Politisi PPP Syaifullah Tamliha tidak yakin partai berlambang Kabah itu dapat dengan segera islah.
"Seperti minyak dengan air. Saya bicara apa adanya. Saya mau mencalonkan gubernur pusing juga," kata Tamliha di Gedung DPR, Jakarta, Kamis (11/6/2015).
Ia melihat kader PPP di daerah mulai frustasi karena persoalan tidak bisa diselesaikan oleh kedua ketua umum tersebut. Anggota Komisi I DPR itu mengingatkan Djan dan Romi akan berdosa besar jika PPP tidak bisa mencalonkan kadernya menjadi kepala daerah di Pilkada serentak karena bertentangan dengan UU Parpol.
"Jangan sampai PPP tidak bisa ikut pilkada. Jadi dua-duanya berdosa," tuturnya.
Tamliha berharap kedua kubu memperhatikan nilai perjuangan PPP yang mengedepankan musyawarah.
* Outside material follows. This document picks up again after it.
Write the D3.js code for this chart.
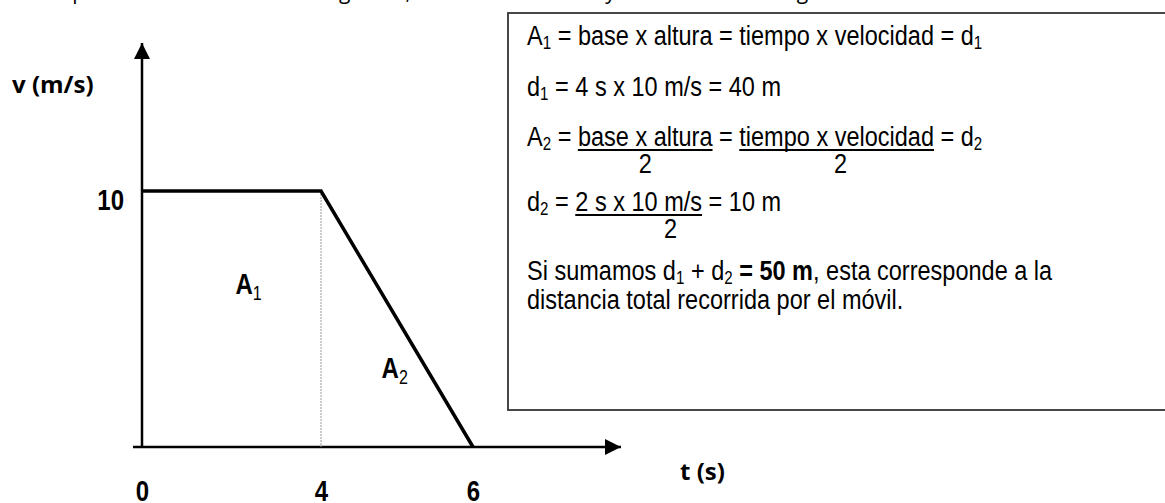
<!DOCTYPE html>
<html>
<head>
<meta charset="utf-8">
<script src="https://cdn.jsdelivr.net/npm/d3@7"></script>
<style>
  body { margin: 0; background: #fff; }
  svg { display: block; }
</style>
</head>
<body>
<div class="chart"></div>
<script>
const width = 1165;
const height = 503;

// v-t graph data
const times = [0, 4, 6];
const speeds = [10, 10, 0];
const timeTicks = ["0", "4", "6"];
const speedTicks = [10];
const areaNames = ["A1", "A2"];

// explanation box lines: [text, style] segments, style: n normal, s sub, u underline, b bold
const boxLines = [
    [["A", "n"], ["1", "s"], [" = base x altura = tiempo x velocidad = d", "n"], ["1", "s"]],
    [["d", "n"], ["1", "s"], [" = 4 s x 10 m/s = 40 m", "n"]],
    [["A", "n"], ["2", "s"], [" = ", "n"], ["base x altura", "u"], [" = ", "n"], ["tiempo x velocidad", "u"], [" = d", "n"], ["2", "s"]],
    [["d", "n"], ["2", "s"], [" = ", "n"], ["2 s x 10 m/s", "u"], [" = 10 m", "n"]],
    [["Si sumamos d", "n"], ["1", "s"], [" + d", "n"], ["2", "s"], [" = 50 m", "b"], [", esta corresponde a la", "n"]],
    [["distancia total recorrida por el móvil.", "n"]]
];
const lineBaselines = [45, 96, 146, 211, 280, 309];
const denominator = "2";
// the third "2" sits right of its fraction's centre in the original
const denomShift = [0, 4, 32];

// Arial Narrow look: Liberation Sans squeezed horizontally
const narrow = 0.84;

const svg = d3.select(".chart")
    .append("svg")
    .attr("width", width)
    .attr("height", height);

function narrowText(x0, y0, str, size, weight) {
    return svg.append("text")
        .attr("transform", `translate(${x0},${y0}) scale(${narrow},1)`)
        .attr("font-family", "Liberation Sans")
        .attr("font-size", size)
        .attr("font-weight", weight || "normal")
        .attr("fill", "black")
        .attr("xml:space", "preserve")
        .style("white-space", "pre")
        .text(str);
}

// sentence from the page above, only its descenders show
svg.append("text")
    .attr("x", 45)
    .attr("y", -1)
    .attr("font-family", "Open Sans")
    .attr("font-size", 21)
    .text("Es posible obtener el área del gráfico, esta es la distancia y se calcula con la figura:");

const x = d3.scaleLinear().domain([0, 4, 6]).range([142, 321, 473]);
const y = d3.scaleLinear().domain([0, 10]).range([447, 191]);

const defs = svg.append("defs");
defs.append("marker")
    .attr("id", "arrow")
    .attr("viewBox", "0 0 10 10")
    .attr("refX", 10)
    .attr("refY", 5)
    .attr("markerWidth", 16)
    .attr("markerHeight", 16)
    .attr("markerUnits", "userSpaceOnUse")
    .attr("orient", "auto")
    .append("path")
    .attr("d", "M0,0L10,5L0,10Z")
    .attr("fill", "black");

// axes lines with arrow heads
svg.append("line")
    .attr("x1", x(0)).attr("y1", y(0))
    .attr("x2", x(0)).attr("y2", 43)
    .attr("stroke", "black").attr("stroke-width", 2.5)
    .attr("marker-end", "url(#arrow)");
svg.append("line")
    .attr("x1", x(0) - 9).attr("y1", y(0))
    .attr("x2", 621).attr("y2", y(0))
    .attr("stroke", "black").attr("stroke-width", 2.5)
    .attr("marker-end", "url(#arrow)");

// tick labels through d3 axes
const xAxis = svg.append("g")
    .attr("transform", `translate(0,${y(0)})`)
    .call(d3.axisBottom(x).tickValues(times).tickSize(0).tickPadding(33)
        .tickFormat((d, i) => timeTicks[i]));
const yAxis = svg.append("g")
    .attr("transform", `translate(${x(0)},0)`)
    .call(d3.axisLeft(y).tickValues(speedTicks).tickSize(0).tickPadding(0));
[xAxis, yAxis].forEach(g => {
    g.select(".domain").remove();
    g.selectAll("text")
        .attr("font-family", "Liberation Sans")
        .attr("font-weight", "bold")
        .attr("font-size", 30)
        .attr("fill", "black");
});
xAxis.selectAll(".tick text")
    .attr("transform", "scale(0.8,1)")
    .attr("x", 0);
yAxis.selectAll(".tick text")
    .attr("transform", "translate(-18,0) scale(0.8,1)")
    .attr("x", 0)
    .attr("dy", "0.6em");

// dotted guide at t = 4
svg.append("line")
    .attr("x1", x(4)).attr("y1", y(10))
    .attr("x2", x(4)).attr("y2", y(0))
    .attr("stroke", "#9a9a9a").attr("stroke-width", 1)
    .attr("stroke-dasharray", "2,1");

// v-t line
const points = times.map((t, i) => [t, speeds[i]]);
svg.append("path")
    .datum(points)
    .attr("d", d3.line().x(d => x(d[0])).y(d => y(d[1])))
    .attr("fill", "none")
    .attr("stroke", "black")
    .attr("stroke-width", 3.5);

// area labels
const areaPos = [[2.38, 6.4], [4.97, 3.1]];
areaNames.forEach((name, i) => {
    const t = svg.append("text")
        .attr("transform", `translate(${x(areaPos[i][0])},${y(areaPos[i][1])}) scale(0.8,1)`)
        .attr("text-anchor", "middle")
        .attr("dy", "0.35em")
        .attr("font-family", "Liberation Sans")
        .attr("font-weight", "bold")
        .attr("font-size", 30);
    t.append("tspan").text(name[0]);
    t.append("tspan").attr("font-size", 20).attr("font-weight", "normal").attr("dy", 6).text(name[1]);
});

// axis titles
svg.append("text")
    .attr("x", 12).attr("y", 93)
    .attr("font-family", "Open Sans").attr("font-weight", "bold")
    .attr("font-size", 24)
    .text("v (m/s)");
svg.append("text")
    .attr("x", 680).attr("y", 480)
    .attr("font-family", "Open Sans").attr("font-weight", "bold")
    .attr("font-size", 24)
    .text("t (s)");

// explanation box
svg.append("rect")
    .attr("x", 508).attr("y", 13)
    .attr("width", 720).attr("height", 397)
    .attr("fill", "white")
    .attr("stroke", "#333")
    .attr("stroke-width", 1.8);

const fontSize = 28;
let fraction = 0;
boxLines.forEach((segs, li) => {
    let cx = 527;
    const base = lineBaselines[li];
    segs.forEach(([str, style]) => {
        const t = narrowText(cx, style === "s" ? base + 4 : base, str,
            style === "s" ? 18 : fontSize, style === "b" ? "bold" : "normal");
        const w = t.node().getComputedTextLength() * narrow;
        if (style === "u") {
            svg.append("line")
                .attr("x1", cx).attr("x2", cx + w)
                .attr("y1", base + 4).attr("y2", base + 4)
                .attr("stroke", "black").attr("stroke-width", 2);
            narrowText(cx + w / 2 + denomShift[fraction], base + 27, denominator, fontSize)
                .attr("text-anchor", "middle");
            fraction += 1;
        }
        cx += w;
    });
});
</script>
</body>
</html>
Apalagi orang yang masuk PPP berniat untuk ibadah.
"Jangan sampai bertengkar. Konflik pendapat jangan sampai berakibat konflik personal. Musyawarah jalan terbaik," katanya.
Solusinya, kata Tamliha, kepengurusan kedua kubu menjadi satu. Dapat pula menggelar muktamar luar biasa sehingga penyelesaian konflik lebih elegan. "Kalau perlu 1000 orang jadi pengurus. Saya tidak tahu petimbangan mereka tidak tahu kenapa tidak mau muktamar luar biasa," imbuhnya.